Zum Beispiel bietet Volkswagen für den ID.4 einen Abschlag an, der die frühere Umweltprämie übertrifft. Mit einem solchen Schritt buhlt auch die Renault-Marke Dacia um Käufer für den Spring Electric, dessen Preis sich somit fast halbiert hat. Marktführer Tesla brachte die Welle ins Rollen. Eine bessere Ausstattung der Fahrzeuge oder günstigere Leasing-Raten sind andere Mittel der Autokonzerne, um die abgeflaute Nachfrage zu beleben und so eine passable Auslastung ihrer Werke zu sichern. Dafür nimmt manches Unternehmen hin, dass der Ergebnisbeitrag einzelner Modelle nicht genügt, um die Fixkosten zu decken.

Die Zweifel wachsen

Zudem sitzt den Herstellern die EU mit Abgasvorschriften und drohenden Strafen im Nacken: 2025 wird der Kohlendioxid-Grenzwert für den Flottenverbrauch leicht von 95 auf 93,6 Gramm je Kilometer gesenkt, ehe 2030 ein Sprung auf 49,5 Gramm folgen soll. Die Konzentration auf diese Zahl birgt allerdings Fehlanreize: Die Hersteller bringen bisher vor allem größere E-Modelle auf den Markt, um die Vorgaben für die Flotte zu erfüllen. Den höheren Stromverbrauch dieser Autos, vor allem von SUVs, berücksichtigt die EU nicht.
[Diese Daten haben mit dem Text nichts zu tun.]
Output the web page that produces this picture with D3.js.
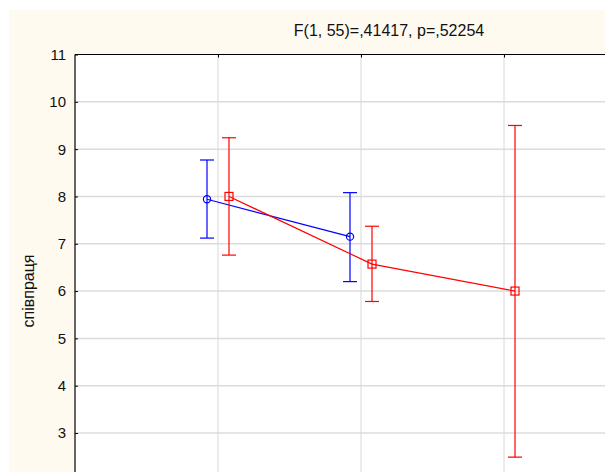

Druck, die Modellpalette nach unten zu erweitern, erzeugt das für 2035 beschlossene Verbot von Neuwagen mit Diesel- oder Benzinmotor in der EU. Allerdings wachsen in Politik und Wirtschaft angesichts der Lücken im Ladesäulennetz die Zweifel, dass es in elf Jahren tatsächlich so kommt.